C. Millon : Vous dites dialogue constructif. C'est vrai que la France pour la première fois a refusé de signer une résolution de l'Union européenne condamnant la Chine. Mais est-ce que ce n'est pas une contrepartie pour que le Président Chirac puisse vendre des Airbus le mois prochain ?
J.-M. Lefebvre : Je crois que ça n'a rien à voir avec les relations économiques ou les relations mercantiles. Simplement, la France pense qu'il vaut mieux démontrer, convaincre, plutôt que de faire des injonctions. Là, je crois que le Président Chirac a démontré que les droits de l'homme se démontraient, s'expliquaient, qu'il fallait utiliser des modes de conviction plutôt que des modes d'injonction.
C. Millon : Vous envisagiez une coopération militaire. Justement dans les interdits faisant suite à l'écrasement de la place Tienanmen, il y a un embargo de l'Union européenne sur les ventes de matériel militaire à la Chine. Pensez-vous qu'il pourra être maintenu longtemps, et seriez-vous en faveur de sa modification ?
J.-M. Lefebvre : Il n'est pas question pour la France de remettre en cause l'embargo qui a été institué par les Quinze européens. Les Européens ont décidé d'interdire tout le commerce des armes. Et, aujourd'hui, la coopération technique et la coopération économique dont j'ai débattues avec les homologues chinois concernent tout sauf le commerce des armes.
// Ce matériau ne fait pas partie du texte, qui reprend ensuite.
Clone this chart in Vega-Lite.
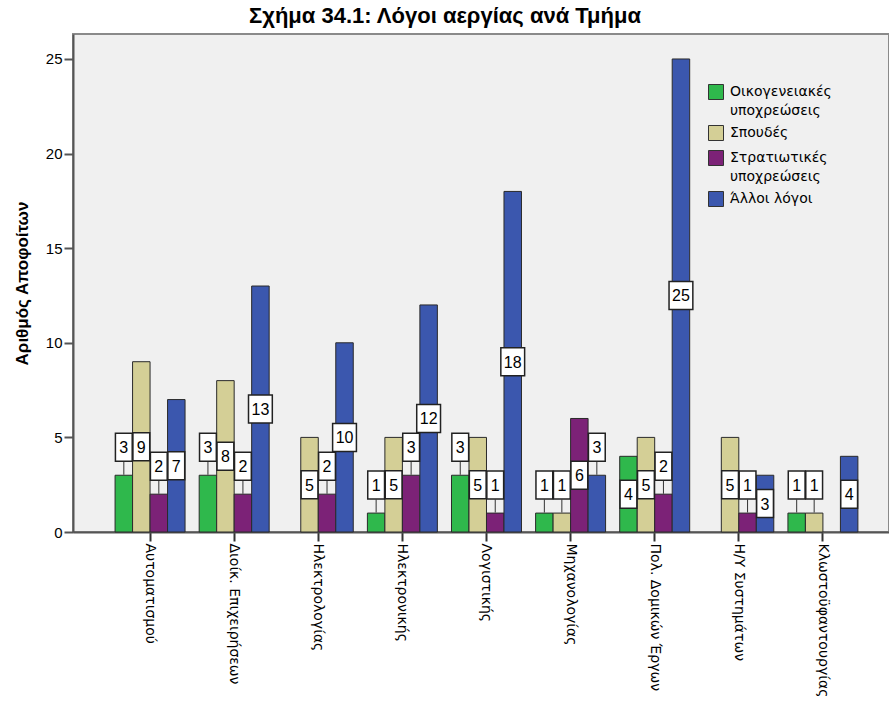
{
  "$schema": "https://vega.github.io/schema/vega-lite/v6.json",
  "width": 816,
  "height": 498,
  "autosize": {"type": "none"},
  "padding": {"left": 73, "top": 34, "right": 0, "bottom": 174},
  "background": "white",
  "title": {
    "text": "Σχήμα 34.1: Λόγοι αεργίας ανά Τμήμα",
    "font": "Liberation Sans",
    "fontSize": 22,
    "fontWeight": "bold",
    "color": "black",
    "anchor": "middle",
    "dx": -36,
    "offset": 6
  },
  "config": {
    "view": {"fill": "#f0f0f0", "stroke": "#8a8a8a", "strokeWidth": 2},
    "style": {"guide-label": {"lineHeight": 19}}
  },
  "data": {
    "values": [
      {"dept": "Αυτοματισμού", "reason": "Οικογενειακές υποχρεώσεις", "value": 3},
      {"dept": "Αυτοματισμού", "reason": "Σπουδές", "value": 9},
      {"dept": "Αυτοματισμού", "reason": "Στρατιωτικές υποχρεώσεις", "value": 2},
      {"dept": "Αυτοματισμού", "reason": "Άλλοι λόγοι", "value": 7},
      {"dept": "Διοίκ. Επιχειρήσεων", "reason": "Οικογενειακές υποχρεώσεις", "value": 3},
      {"dept": "Διοίκ. Επιχειρήσεων", "reason": "Σπουδές", "value": 8},
      {"dept": "Διοίκ. Επιχειρήσεων", "reason": "Στρατιωτικές υποχρεώσεις", "value": 2},
      {"dept": "Διοίκ. Επιχειρήσεων", "reason": "Άλλοι λόγοι", "value": 13},
      {"dept": "Ηλεκτρολογίας", "reason": "Σπουδές", "value": 5},
      {"dept": "Ηλεκτρολογίας", "reason": "Στρατιωτικές υποχρεώσεις", "value": 2},
      {"dept": "Ηλεκτρολογίας", "reason": "Άλλοι λόγοι", "value": 10},
      {"dept": "Ηλεκτρονικής", "reason": "Οικογενειακές υποχρεώσεις", "value": 1},
      {"dept": "Ηλεκτρονικής", "reason": "Σπουδές", "value": 5},
      {"dept": "Ηλεκτρονικής", "reason": "Στρατιωτικές υποχρεώσεις", "value": 3},
      {"dept": "Ηλεκτρονικής", "reason": "Άλλοι λόγοι", "value": 12},
      {"dept": "Λογιστικής", "reason": "Οικογενειακές υποχρεώσεις", "value": 3},
      {"dept": "Λογιστικής", "reason": "Σπουδές", "value": 5},
      {"dept": "Λογιστικής", "reason": "Στρατιωτικές υποχρεώσεις", "value": 1},
      {"dept": "Λογιστικής", "reason": "Άλλοι λόγοι", "value": 18},
      {"dept": "Μηχανολογίας", "reason": "Οικογενειακές υποχρεώσεις", "value": 1},
      {"dept": "Μηχανολογίας", "reason": "Σπουδές", "value": 1},
      {"dept": "Μηχανολογίας", "reason": "Στρατιωτικές υποχρεώσεις", "value": 6},
      {"dept": "Μηχανολογίας", "reason": "Άλλοι λόγοι", "value": 3},
      {"dept": "Πολ. Δομικών Έργων", "reason": "Οικογενειακές υποχρεώσεις", "value": 4},
      {"dept": "Πολ. Δομικών Έργων", "reason": "Σπουδές", "value": 5},
      {"dept": "Πολ. Δομικών Έργων", "reason": "Στρατιωτικές υποχρεώσεις", "value": 2},
      {"dept": "Πολ. Δομικών Έργων", "reason": "Άλλοι λόγοι", "value": 25},
      {"dept": "Η/Υ Συστημάτων", "reason": "Σπουδές", "value": 5},
      {"dept": "Η/Υ Συστημάτων", "reason": "Στρατιωτικές υποχρεώσεις", "value": 1},
      {"dept": "Η/Υ Συστημάτων", "reason": "Άλλοι λόγοι", "value": 3},
      {"dept": "Κλωστοϋφαντουργίας", "reason": "Οικογενειακές υποχρεώσεις", "value": 1},
      {"dept": "Κλωστοϋφαντουργίας", "reason": "Σπουδές", "value": 1},
      {"dept": "Κλωστοϋφαντουργίας", "reason": "Άλλοι λόγοι", "value": 4}
    ]
  },
  "encoding": {
    "x": {
      "field": "dept",
      "type": "nominal",
      "sort": ["Αυτοματισμού", "Διοίκ. Επιχειρήσεων", "Ηλεκτρολογίας", "Ηλεκτρονικής", "Λογιστικής", "Μηχανολογίας", "Πολ. Δομικών Έργων", "Η/Υ Συστημάτων", "Κλωστοϋφαντουργίας"],
      "scale": {"paddingInner": 0.168, "paddingOuter": 0.435, "align": 0.575},
      "axis": {
        "title": null,
        "labelAngle": 90,
        "labelAlign": "left",
        "labelBaseline": "middle",
        "labelFont": "DejaVu Sans",
        "labelFontSize": 14,
        "labelColor": "black",
        "labelPadding": 2,
        "labelLimit": 0,
        "tickSize": 9,
        "tickWidth": 2,
        "tickColor": "#333333",
        "domainColor": "#555555",
        "domainWidth": 2
      }
    },
    "xOffset": {
      "field": "reason",
      "type": "nominal",
      "scale": {
        "domain": ["Οικογενειακές υποχρεώσεις", "Σπουδές", "Στρατιωτικές υποχρεώσεις", "Άλλοι λόγοι"],
        "paddingInner": 0,
        "paddingOuter": 0
      }
    }
  },
  "layer": [
    {
      "mark": {"type": "bar", "stroke": "#2a2a2a", "strokeWidth": 1},
      "encoding": {
        "y": {
          "field": "value",
          "type": "quantitative",
          "scale": {"domain": [0, 26.32], "nice": false, "zero": true},
          "axis": {
            "title": "Αριθμός Αποφοίτων",
            "titleFont": "Liberation Sans",
            "titleFontSize": 17,
            "titleFontWeight": "bold",
            "titleColor": "black",
            "titlePadding": 14,
            "values": [0, 5, 10, 15, 20, 25],
            "grid": false,
            "labelFont": "Liberation Sans",
            "labelFontSize": 15,
            "labelColor": "black",
            "labelPadding": 2,
            "tickSize": 9,
            "tickWidth": 2,
            "tickColor": "#555555",
            "domainColor": "#555555",
            "domainWidth": 2
          }
        },
        "color": {
          "field": "reason",
          "type": "nominal",
          "scale": {
            "domain": ["Οικογενειακές υποχρεώσεις", "Σπουδές", "Στρατιωτικές υποχρεώσεις", "Άλλοι λόγοι"],
            "range": ["#2fb84c", "#d4cf96", "#7c2277", "#3b57ae"]
          },
          "legend": {
            "title": null,
            "orient": "none",
            "legendX": 635,
            "legendY": 50,
            "padding": 0,
            "labelFont": "DejaVu Sans",
            "labelFontSize": 14,
            "labelColor": "black",
            "labelExpr": "indexof(datum.label, 'υποχρεώσεις') > 0 ? split(datum.label, ' ') : datum.label",
            "labelOffset": 6,
            "symbolType": "square",
            "symbolSize": 225,
            "symbolStrokeColor": "#333333",
            "symbolStrokeWidth": 1,
            "symbolOpacity": 1,
            "rowPadding": 5
          }
        }
      }
    },
    {
      "transform": [{"filter": "datum.value < 4 && !(datum.dept == 'Η/Υ Συστημάτων' && datum.reason == 'Άλλοι λόγοι')"}],
      "mark": {"type": "tick", "orient": "vertical", "size": 13, "thickness": 1, "color": "#333333", "opacity": 1, "yOffset": -7},
      "encoding": {"y": {"field": "value", "type": "quantitative"}}
    },
    {
      "transform": [{"filter": "datum.value < 4 && !(datum.dept == 'Η/Υ Συστημάτων' && datum.reason == 'Άλλοι λόγοι')"}],
      "mark": {"type": "point", "shape": "M-0.6,-1H0.6V1H-0.6Z", "filled": true, "fill": "white", "stroke": "#222222", "strokeWidth": 1.5, "size": 784, "opacity": 1, "yOffset": -28},
      "encoding": {"y": {"field": "value", "type": "quantitative"}}
    },
    {
      "transform": [{"filter": "datum.value < 4 && !(datum.dept == 'Η/Υ Συστημάτων' && datum.reason == 'Άλλοι λόγοι')"}],
      "mark": {"type": "text", "font": "Liberation Sans", "fontSize": 16, "color": "black", "baseline": "middle", "yOffset": -27},
      "encoding": {"y": {"field": "value", "type": "quantitative"}, "text": {"field": "value", "type": "quantitative"}}
    },
    {
      "transform": [
        {"filter": "datum.value >= 4 || (datum.dept == 'Η/Υ Συστημάτων' && datum.reason == 'Άλλοι λόγοι')"},
        {"calculate": "datum.value / 2", "as": "mid"}
      ],
      "mark": {"type": "point", "filled": true, "fill": "white", "stroke": "#222222", "strokeWidth": 1.5, "size": 784, "opacity": 1},
      "encoding": {
        "y": {"field": "mid", "type": "quantitative"},
        "shape": {"condition": {"test": "datum.value >= 10", "value": "M-0.85,-1H0.85V1H-0.85Z"}, "value": "M-0.6,-1H0.6V1H-0.6Z"}
      }
    },
    {
      "transform": [
        {"filter": "datum.value >= 4 || (datum.dept == 'Η/Υ Συστημάτων' && datum.reason == 'Άλλοι λόγοι')"},
        {"calculate": "datum.value / 2", "as": "mid"}
      ],
      "mark": {"type": "text", "font": "Liberation Sans", "fontSize": 16, "color": "black", "baseline": "middle", "yOffset": 1},
      "encoding": {"y": {"field": "mid", "type": "quantitative"}, "text": {"field": "value", "type": "quantitative"}}
    }
  ]
}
C. Millon : Au cours de vos entretiens avec le Premier ministre et le Président, vous avez eu le sentiment d'une équipe qui avait le pouvoir bien en mains ?
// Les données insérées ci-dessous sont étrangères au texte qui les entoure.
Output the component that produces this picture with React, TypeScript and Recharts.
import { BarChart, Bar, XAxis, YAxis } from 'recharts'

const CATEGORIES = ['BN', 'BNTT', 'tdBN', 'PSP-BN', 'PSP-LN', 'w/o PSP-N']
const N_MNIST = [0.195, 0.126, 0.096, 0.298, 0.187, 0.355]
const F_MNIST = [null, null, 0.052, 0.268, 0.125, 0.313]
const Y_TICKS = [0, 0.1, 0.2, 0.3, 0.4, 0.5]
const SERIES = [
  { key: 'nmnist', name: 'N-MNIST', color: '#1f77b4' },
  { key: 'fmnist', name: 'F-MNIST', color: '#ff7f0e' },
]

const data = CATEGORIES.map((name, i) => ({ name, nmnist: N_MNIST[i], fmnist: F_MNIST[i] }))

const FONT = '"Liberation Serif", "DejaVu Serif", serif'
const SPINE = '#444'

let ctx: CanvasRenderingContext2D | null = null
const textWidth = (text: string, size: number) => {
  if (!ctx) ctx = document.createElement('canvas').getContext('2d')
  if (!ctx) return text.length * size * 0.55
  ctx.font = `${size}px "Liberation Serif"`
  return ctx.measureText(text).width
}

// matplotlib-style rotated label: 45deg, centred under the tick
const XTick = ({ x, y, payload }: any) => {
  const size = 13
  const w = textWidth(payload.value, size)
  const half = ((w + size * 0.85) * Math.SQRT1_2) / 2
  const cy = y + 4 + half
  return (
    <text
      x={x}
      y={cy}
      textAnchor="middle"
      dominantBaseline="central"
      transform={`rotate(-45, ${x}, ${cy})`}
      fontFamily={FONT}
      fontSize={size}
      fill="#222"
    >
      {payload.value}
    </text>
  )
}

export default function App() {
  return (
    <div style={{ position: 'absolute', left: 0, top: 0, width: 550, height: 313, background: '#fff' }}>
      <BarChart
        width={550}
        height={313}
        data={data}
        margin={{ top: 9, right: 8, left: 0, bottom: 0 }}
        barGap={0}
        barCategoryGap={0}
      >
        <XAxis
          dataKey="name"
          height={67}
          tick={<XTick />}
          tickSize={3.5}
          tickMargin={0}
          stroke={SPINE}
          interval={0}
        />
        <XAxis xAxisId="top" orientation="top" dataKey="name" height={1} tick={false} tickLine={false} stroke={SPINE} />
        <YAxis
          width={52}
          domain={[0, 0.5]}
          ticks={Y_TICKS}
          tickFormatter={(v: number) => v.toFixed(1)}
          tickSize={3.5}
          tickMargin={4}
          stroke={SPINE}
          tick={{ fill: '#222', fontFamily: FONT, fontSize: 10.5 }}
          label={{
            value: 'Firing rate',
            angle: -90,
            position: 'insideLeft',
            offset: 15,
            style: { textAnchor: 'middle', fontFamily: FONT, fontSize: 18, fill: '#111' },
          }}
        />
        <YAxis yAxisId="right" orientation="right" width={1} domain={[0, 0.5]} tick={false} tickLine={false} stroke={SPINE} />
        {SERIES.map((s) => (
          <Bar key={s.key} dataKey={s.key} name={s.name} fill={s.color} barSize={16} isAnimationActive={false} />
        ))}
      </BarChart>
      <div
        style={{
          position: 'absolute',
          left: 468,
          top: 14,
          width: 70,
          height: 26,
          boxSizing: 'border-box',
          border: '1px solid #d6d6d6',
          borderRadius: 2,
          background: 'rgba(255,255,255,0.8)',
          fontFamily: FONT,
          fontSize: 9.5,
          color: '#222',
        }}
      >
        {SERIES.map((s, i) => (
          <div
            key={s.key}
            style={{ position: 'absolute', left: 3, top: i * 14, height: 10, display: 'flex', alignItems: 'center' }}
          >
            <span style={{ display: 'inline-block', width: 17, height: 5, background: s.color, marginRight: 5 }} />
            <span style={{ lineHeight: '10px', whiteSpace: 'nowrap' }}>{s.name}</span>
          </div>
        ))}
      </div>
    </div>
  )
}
J.-M. Lefebvre : J'ai senti une équipe décidée à jouer l'ouverture sur le monde, en particulier sur le monde occidental, et en particulier vers la France. Je crois qu'il serait tout à fait maladroit de ne pas répondre à cette ouverture, bien sûr, pour pouvoir faciliter le développement économique et le développement social de la Chine ; mais aussi pour leur permettre de s'ouvrir dans le domaine des droits de l'homme, comme je l'ai indiqué il y a quelques instants.